__Set exercise__. Give back the full listing verbatim, apart from its images.

__Information supplied__.
---------------

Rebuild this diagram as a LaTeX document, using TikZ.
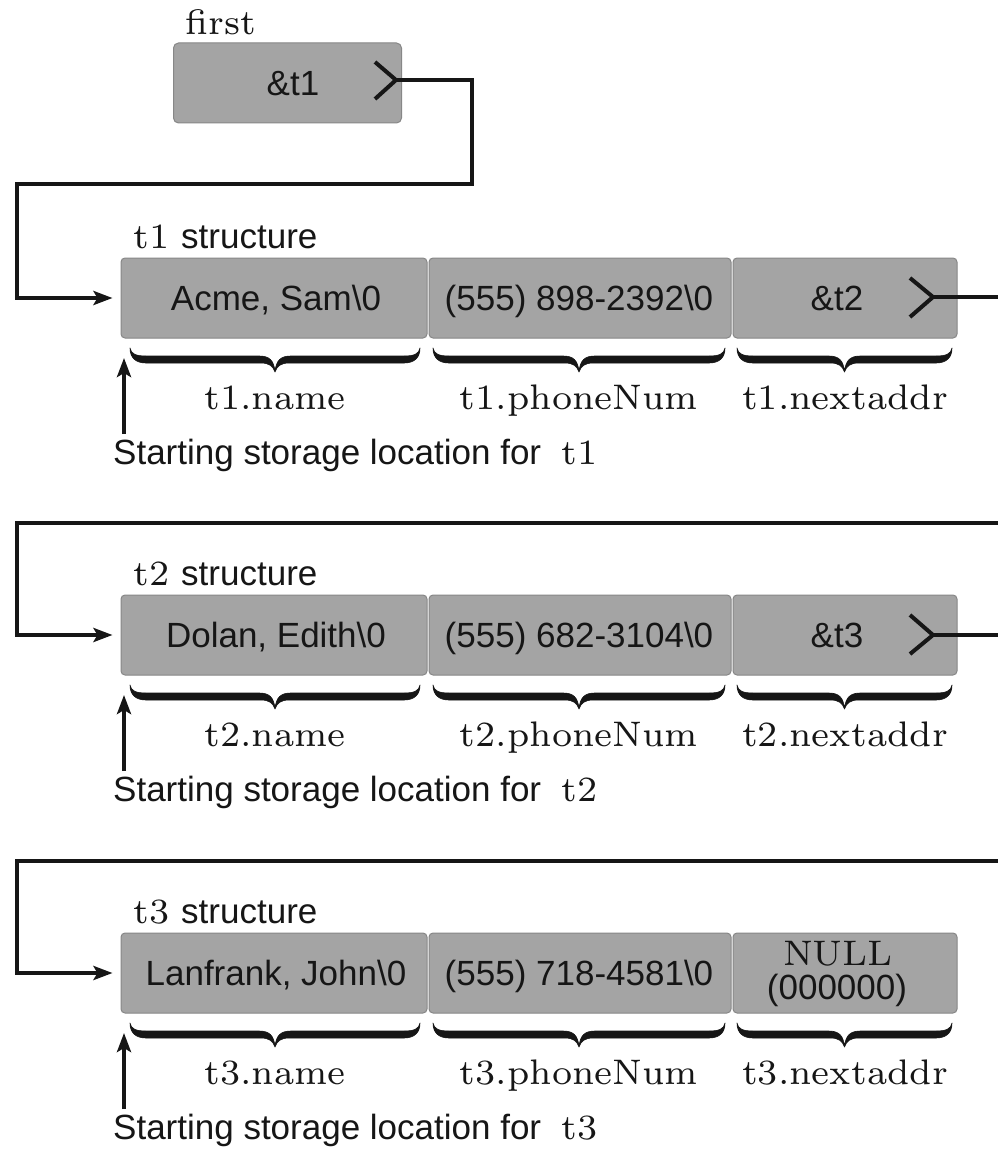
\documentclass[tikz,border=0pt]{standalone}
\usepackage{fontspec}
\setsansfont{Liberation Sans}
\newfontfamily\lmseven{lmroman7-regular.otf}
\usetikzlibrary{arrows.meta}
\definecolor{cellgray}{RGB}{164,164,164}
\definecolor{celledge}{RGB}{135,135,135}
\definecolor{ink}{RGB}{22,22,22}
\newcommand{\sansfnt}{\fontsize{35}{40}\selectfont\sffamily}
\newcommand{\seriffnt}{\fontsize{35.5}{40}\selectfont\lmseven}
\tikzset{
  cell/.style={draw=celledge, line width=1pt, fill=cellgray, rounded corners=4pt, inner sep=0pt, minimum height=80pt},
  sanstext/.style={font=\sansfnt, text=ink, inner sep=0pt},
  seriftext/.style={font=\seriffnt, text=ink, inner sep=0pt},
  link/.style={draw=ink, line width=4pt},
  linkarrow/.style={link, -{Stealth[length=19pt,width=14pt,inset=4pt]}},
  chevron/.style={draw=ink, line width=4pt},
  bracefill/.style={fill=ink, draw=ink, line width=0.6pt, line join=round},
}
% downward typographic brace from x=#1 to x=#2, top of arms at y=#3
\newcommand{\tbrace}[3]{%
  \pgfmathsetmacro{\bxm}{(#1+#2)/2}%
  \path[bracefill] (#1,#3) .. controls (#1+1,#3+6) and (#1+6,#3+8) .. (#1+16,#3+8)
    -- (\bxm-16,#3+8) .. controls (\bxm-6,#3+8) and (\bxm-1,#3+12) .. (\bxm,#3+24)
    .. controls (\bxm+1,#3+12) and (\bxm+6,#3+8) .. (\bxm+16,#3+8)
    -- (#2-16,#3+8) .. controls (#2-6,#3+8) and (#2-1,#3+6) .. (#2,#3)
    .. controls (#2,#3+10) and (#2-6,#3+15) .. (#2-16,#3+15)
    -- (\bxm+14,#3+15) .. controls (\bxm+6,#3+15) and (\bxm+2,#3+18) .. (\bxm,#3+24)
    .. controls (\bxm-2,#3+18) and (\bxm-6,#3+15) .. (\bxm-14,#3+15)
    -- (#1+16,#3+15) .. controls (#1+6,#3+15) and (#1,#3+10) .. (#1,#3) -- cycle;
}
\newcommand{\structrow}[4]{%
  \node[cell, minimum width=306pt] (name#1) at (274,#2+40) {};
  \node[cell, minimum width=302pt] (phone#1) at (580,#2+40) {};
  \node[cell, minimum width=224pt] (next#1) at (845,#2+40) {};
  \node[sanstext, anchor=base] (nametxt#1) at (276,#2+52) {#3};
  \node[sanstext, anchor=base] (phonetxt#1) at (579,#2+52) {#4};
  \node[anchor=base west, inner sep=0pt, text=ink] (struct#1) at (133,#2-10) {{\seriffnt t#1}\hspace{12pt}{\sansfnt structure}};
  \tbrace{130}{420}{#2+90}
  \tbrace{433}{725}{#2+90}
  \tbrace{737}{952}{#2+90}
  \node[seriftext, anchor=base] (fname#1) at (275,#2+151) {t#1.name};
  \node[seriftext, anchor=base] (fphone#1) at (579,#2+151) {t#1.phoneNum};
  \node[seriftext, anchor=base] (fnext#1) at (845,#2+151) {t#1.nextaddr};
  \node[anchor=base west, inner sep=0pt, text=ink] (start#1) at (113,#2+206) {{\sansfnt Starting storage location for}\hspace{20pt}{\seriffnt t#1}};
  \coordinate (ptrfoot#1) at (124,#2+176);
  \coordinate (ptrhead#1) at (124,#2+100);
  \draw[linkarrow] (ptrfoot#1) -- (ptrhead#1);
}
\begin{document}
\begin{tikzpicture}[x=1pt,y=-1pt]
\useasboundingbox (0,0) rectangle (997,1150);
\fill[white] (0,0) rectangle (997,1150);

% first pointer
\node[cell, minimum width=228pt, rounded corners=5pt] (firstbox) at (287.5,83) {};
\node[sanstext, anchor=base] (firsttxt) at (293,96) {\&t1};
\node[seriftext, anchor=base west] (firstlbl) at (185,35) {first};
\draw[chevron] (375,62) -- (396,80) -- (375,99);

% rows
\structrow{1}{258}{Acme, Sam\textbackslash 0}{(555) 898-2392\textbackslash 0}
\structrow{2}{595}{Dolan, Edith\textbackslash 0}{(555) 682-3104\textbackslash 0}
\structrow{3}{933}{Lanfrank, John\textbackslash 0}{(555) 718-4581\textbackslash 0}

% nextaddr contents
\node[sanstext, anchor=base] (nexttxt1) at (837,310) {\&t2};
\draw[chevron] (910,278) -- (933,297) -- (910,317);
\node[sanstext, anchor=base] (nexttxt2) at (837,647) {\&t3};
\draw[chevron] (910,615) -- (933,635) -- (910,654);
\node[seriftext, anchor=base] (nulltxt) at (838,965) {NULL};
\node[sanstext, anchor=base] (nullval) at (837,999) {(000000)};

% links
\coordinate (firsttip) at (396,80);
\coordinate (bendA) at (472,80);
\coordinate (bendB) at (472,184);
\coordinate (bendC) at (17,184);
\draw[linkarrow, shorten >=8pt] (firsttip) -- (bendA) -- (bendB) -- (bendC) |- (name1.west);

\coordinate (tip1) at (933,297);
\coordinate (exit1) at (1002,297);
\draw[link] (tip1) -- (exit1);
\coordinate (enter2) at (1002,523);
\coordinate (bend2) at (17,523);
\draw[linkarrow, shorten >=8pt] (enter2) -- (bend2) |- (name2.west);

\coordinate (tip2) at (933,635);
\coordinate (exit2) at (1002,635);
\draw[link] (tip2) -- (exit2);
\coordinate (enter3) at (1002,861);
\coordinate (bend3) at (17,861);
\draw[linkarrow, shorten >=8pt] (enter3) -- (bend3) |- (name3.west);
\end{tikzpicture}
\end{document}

---------------

__Written solution__.
Rebuild this diagram as a LaTeX document, using TikZ.
\documentclass[tikz,border=0pt]{standalone}
\usepackage{fontspec}
\setsansfont{Liberation Sans}
\newfontfamily\lmseven{lmroman7-regular.otf}
\usetikzlibrary{arrows.meta}
\definecolor{cellgray}{RGB}{164,164,164}
\definecolor{celledge}{RGB}{135,135,135}
\definecolor{ink}{RGB}{22,22,22}
\newcommand{\sansfnt}{\fontsize{35}{40}\selectfont\sffamily}
\newcommand{\seriffnt}{\fontsize{35.5}{40}\selectfont\lmseven}
\tikzset{
  cell/.style={draw=celledge, line width=1pt, fill=cellgray, rounded corners=4pt, inner sep=0pt, minimum height=80pt},
  sanstext/.style={font=\sansfnt, text=ink, inner sep=0pt},
  seriftext/.style={font=\seriffnt, text=ink, inner sep=0pt},
  link/.style={draw=ink, line width=4pt},
  linkarrow/.style={link, -{Stealth[length=19pt,width=14pt,inset=4pt]}},
  chevron/.style={draw=ink, line width=4pt},
  bracefill/.style={fill=ink, draw=ink, line width=0.6pt, line join=round},
}
% downward typographic brace from x=#1 to x=#2, top of arms at y=#3
\newcommand{\tbrace}[3]{%
  \pgfmathsetmacro{\bxm}{(#1+#2)/2}%
  \path[bracefill] (#1,#3) .. controls (#1+1,#3+6) and (#1+6,#3+8) .. (#1+16,#3+8)
    -- (\bxm-16,#3+8) .. controls (\bxm-6,#3+8) and (\bxm-1,#3+12) .. (\bxm,#3+24)
    .. controls (\bxm+1,#3+12) and (\bxm+6,#3+8) .. (\bxm+16,#3+8)
    -- (#2-16,#3+8) .. controls (#2-6,#3+8) and (#2-1,#3+6) .. (#2,#3)
    .. controls (#2,#3+10) and (#2-6,#3+15) .. (#2-16,#3+15)
    -- (\bxm+14,#3+15) .. controls (\bxm+6,#3+15) and (\bxm+2,#3+18) .. (\bxm,#3+24)
    .. controls (\bxm-2,#3+18) and (\bxm-6,#3+15) .. (\bxm-14,#3+15)
    -- (#1+16,#3+15) .. controls (#1+6,#3+15) and (#1,#3+10) .. (#1,#3) -- cycle;
}
\newcommand{\structrow}[4]{%
  \node[cell, minimum width=306pt] (name#1) at (274,#2+40) {};
  \node[cell, minimum width=302pt] (phone#1) at (580,#2+40) {};
  \node[cell, minimum width=224pt] (next#1) at (845,#2+40) {};
  \node[sanstext, anchor=base] (nametxt#1) at (276,#2+52) {#3};
  \node[sanstext, anchor=base] (phonetxt#1) at (579,#2+52) {#4};
  \node[anchor=base west, inner sep=0pt, text=ink] (struct#1) at (133,#2-10) {{\seriffnt t#1}\hspace{12pt}{\sansfnt structure}};
  \tbrace{130}{420}{#2+90}
  \tbrace{433}{725}{#2+90}
  \tbrace{737}{952}{#2+90}
  \node[seriftext, anchor=base] (fname#1) at (275,#2+151) {t#1.name};
  \node[seriftext, anchor=base] (fphone#1) at (579,#2+151) {t#1.phoneNum};
  \node[seriftext, anchor=base] (fnext#1) at (845,#2+151) {t#1.nextaddr};
  \node[anchor=base west, inner sep=0pt, text=ink] (start#1) at (113,#2+206) {{\sansfnt Starting storage location for}\hspace{20pt}{\seriffnt t#1}};
  \coordinate (ptrfoot#1) at (124,#2+176);
  \coordinate (ptrhead#1) at (124,#2+100);
  \draw[linkarrow] (ptrfoot#1) -- (ptrhead#1);
}
\begin{document}
\begin{tikzpicture}[x=1pt,y=-1pt]
\useasboundingbox (0,0) rectangle (997,1150);
\fill[white] (0,0) rectangle (997,1150);

% first pointer
\node[cell, minimum width=228pt, rounded corners=5pt] (firstbox) at (287.5,83) {};
\node[sanstext, anchor=base] (firsttxt) at (293,96) {\&t1};
\node[seriftext, anchor=base west] (firstlbl) at (185,35) {first};
\draw[chevron] (375,62) -- (396,80) -- (375,99);

% rows
\structrow{1}{258}{Acme, Sam\textbackslash 0}{(555) 898-2392\textbackslash 0}
\structrow{2}{595}{Dolan, Edith\textbackslash 0}{(555) 682-3104\textbackslash 0}
\structrow{3}{933}{Lanfrank, John\textbackslash 0}{(555) 718-4581\textbackslash 0}

% nextaddr contents
\node[sanstext, anchor=base] (nexttxt1) at (837,310) {\&t2};
\draw[chevron] (910,278) -- (933,297) -- (910,317);
\node[sanstext, anchor=base] (nexttxt2) at (837,647) {\&t3};
\draw[chevron] (910,615) -- (933,635) -- (910,654);
\node[seriftext, anchor=base] (nulltxt) at (838,965) {NULL};
\node[sanstext, anchor=base] (nullval) at (837,999) {(000000)};

% links
\coordinate (firsttip) at (396,80);
\coordinate (bendA) at (472,80);
\coordinate (bendB) at (472,184);
\coordinate (bendC) at (17,184);
\draw[linkarrow, shorten >=8pt] (firsttip) -- (bendA) -- (bendB) -- (bendC) |- (name1.west);

\coordinate (tip1) at (933,297);
\coordinate (exit1) at (1002,297);
\draw[link] (tip1) -- (exit1);
\coordinate (enter2) at (1002,523);
\coordinate (bend2) at (17,523);
\draw[linkarrow, shorten >=8pt] (enter2) -- (bend2) |- (name2.west);

\coordinate (tip2) at (933,635);
\coordinate (exit2) at (1002,635);
\draw[link] (tip2) -- (exit2);
\coordinate (enter3) at (1002,861);
\coordinate (bend3) at (17,861);
\draw[linkarrow, shorten >=8pt] (enter3) -- (bend3) |- (name3.west);
\end{tikzpicture}
\end{document}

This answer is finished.